**Description of the task**
Search the material for the word "with" and report each line where it turns up.

---*---

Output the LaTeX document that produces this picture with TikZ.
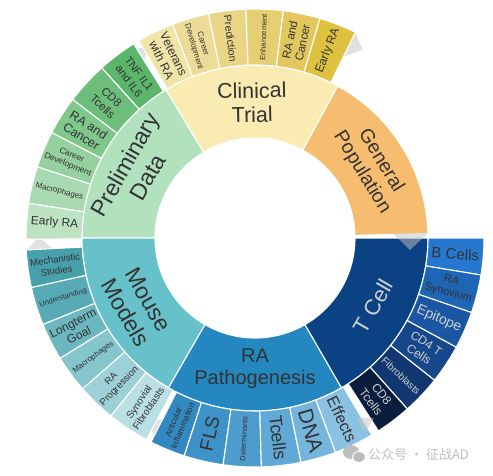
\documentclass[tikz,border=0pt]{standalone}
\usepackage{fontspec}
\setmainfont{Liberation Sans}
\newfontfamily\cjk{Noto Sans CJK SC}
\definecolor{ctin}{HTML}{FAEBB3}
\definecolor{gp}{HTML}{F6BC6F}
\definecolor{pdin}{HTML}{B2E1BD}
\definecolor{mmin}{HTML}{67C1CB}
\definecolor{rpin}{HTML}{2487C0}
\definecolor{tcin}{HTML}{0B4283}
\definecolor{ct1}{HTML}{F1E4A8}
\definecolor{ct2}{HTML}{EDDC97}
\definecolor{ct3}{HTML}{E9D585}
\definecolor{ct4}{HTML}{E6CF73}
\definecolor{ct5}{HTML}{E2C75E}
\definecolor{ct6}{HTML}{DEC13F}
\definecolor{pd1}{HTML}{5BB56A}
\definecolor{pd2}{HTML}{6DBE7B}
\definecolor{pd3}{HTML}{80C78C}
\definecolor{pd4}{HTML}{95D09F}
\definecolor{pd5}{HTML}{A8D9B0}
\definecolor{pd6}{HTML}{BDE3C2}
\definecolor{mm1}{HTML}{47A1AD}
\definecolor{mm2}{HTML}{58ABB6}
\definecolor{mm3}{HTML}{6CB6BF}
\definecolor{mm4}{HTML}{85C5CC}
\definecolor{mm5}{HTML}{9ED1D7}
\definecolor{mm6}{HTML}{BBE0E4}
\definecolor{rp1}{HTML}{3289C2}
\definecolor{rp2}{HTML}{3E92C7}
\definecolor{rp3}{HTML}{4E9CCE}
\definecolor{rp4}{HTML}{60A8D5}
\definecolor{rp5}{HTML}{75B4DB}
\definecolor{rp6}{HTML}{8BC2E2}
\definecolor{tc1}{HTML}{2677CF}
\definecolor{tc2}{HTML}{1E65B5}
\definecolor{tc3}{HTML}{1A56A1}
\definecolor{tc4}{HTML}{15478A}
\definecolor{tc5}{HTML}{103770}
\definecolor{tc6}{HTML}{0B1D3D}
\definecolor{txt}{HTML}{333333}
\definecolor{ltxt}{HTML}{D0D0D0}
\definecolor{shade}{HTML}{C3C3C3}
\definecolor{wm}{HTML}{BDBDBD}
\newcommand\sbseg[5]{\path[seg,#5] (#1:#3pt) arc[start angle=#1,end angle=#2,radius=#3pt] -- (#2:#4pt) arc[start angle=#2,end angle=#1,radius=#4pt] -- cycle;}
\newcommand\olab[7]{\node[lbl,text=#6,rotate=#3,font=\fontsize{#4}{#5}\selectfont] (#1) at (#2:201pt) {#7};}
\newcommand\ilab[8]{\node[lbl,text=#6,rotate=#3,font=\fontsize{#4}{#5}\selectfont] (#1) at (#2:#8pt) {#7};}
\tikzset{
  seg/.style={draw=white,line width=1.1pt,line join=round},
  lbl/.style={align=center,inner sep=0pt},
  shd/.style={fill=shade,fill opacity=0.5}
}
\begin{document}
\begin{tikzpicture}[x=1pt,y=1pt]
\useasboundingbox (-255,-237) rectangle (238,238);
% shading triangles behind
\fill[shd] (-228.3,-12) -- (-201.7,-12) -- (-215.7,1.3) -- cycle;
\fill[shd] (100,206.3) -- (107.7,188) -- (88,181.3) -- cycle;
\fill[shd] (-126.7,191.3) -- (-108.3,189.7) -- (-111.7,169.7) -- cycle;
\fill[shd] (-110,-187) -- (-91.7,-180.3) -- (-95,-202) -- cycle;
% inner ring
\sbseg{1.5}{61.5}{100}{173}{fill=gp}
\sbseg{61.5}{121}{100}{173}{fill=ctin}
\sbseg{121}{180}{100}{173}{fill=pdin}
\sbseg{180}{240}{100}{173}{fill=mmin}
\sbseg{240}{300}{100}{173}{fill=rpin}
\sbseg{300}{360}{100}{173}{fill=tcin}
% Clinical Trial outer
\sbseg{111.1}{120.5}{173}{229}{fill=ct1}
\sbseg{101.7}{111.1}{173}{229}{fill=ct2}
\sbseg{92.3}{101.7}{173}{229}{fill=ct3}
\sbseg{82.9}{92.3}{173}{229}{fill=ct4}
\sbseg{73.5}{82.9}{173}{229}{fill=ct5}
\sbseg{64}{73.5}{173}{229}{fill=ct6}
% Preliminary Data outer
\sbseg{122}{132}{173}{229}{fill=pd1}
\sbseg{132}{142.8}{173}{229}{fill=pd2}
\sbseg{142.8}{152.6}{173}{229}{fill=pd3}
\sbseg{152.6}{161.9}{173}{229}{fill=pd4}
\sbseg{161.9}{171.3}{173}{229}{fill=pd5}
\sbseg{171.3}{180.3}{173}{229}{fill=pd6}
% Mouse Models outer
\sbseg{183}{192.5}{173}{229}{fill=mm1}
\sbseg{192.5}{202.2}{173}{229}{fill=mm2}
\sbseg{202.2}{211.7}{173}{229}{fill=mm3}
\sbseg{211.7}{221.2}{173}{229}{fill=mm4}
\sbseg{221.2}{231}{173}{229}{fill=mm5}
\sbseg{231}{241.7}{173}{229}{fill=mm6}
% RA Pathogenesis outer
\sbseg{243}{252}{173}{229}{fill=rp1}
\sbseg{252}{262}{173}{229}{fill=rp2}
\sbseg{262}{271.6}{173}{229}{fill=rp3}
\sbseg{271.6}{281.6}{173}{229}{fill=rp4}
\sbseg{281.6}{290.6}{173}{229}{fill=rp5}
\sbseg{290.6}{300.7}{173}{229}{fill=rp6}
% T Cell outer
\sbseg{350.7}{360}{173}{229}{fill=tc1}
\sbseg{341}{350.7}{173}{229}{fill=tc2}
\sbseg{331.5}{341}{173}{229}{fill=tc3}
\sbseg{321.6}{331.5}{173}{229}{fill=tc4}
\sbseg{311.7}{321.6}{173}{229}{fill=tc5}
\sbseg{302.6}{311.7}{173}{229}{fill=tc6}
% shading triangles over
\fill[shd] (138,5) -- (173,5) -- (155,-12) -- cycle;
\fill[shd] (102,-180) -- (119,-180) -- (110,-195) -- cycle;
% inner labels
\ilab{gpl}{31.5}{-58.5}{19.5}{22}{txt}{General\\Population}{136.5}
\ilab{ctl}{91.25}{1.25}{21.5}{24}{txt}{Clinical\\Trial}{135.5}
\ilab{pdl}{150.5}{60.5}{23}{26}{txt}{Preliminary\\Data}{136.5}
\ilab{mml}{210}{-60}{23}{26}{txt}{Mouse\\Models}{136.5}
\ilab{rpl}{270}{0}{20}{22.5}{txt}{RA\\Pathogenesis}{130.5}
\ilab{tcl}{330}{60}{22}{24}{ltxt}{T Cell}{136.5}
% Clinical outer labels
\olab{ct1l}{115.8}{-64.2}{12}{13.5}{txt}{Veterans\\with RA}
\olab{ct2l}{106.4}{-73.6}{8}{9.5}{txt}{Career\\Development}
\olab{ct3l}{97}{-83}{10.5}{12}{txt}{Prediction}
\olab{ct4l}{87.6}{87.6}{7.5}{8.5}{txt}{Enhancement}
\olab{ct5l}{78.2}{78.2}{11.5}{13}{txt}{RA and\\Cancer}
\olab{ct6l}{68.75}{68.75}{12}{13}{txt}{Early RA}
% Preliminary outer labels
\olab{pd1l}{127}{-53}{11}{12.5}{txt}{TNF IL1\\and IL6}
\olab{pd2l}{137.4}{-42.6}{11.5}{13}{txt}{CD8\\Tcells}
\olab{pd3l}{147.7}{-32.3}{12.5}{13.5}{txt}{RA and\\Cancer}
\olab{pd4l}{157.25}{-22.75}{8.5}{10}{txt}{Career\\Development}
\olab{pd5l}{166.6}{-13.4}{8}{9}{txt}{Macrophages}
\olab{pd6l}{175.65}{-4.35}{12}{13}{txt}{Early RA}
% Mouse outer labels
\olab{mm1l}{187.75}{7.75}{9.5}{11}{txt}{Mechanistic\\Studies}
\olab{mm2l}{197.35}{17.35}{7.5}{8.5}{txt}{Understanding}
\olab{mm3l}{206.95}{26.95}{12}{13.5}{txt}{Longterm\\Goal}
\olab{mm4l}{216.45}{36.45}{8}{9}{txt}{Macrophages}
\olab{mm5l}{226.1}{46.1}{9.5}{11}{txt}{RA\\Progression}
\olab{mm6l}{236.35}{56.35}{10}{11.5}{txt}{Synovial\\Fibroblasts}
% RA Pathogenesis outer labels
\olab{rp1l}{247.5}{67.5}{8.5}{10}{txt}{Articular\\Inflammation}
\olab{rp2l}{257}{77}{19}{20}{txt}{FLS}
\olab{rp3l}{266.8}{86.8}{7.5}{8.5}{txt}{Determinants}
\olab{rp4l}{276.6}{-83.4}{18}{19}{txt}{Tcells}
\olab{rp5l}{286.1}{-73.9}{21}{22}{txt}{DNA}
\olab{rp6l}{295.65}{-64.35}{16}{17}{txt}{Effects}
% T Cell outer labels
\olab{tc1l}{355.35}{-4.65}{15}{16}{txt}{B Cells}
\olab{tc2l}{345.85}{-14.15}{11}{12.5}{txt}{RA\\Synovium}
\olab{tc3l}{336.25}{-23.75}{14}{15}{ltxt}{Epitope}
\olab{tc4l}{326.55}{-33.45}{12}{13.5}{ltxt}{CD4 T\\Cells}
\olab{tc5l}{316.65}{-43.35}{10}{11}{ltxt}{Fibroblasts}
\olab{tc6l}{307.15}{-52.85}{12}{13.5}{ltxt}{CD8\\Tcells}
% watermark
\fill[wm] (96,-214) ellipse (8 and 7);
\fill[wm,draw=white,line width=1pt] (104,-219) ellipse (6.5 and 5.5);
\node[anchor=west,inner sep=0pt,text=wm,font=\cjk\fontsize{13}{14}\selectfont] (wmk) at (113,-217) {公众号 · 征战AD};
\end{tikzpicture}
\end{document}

---*---

**Task result**
Output the LaTeX document that produces this picture with TikZ.
\olab{ct1l}{115.8}{-64.2}{12}{13.5}{txt}{Veterans\\with RA}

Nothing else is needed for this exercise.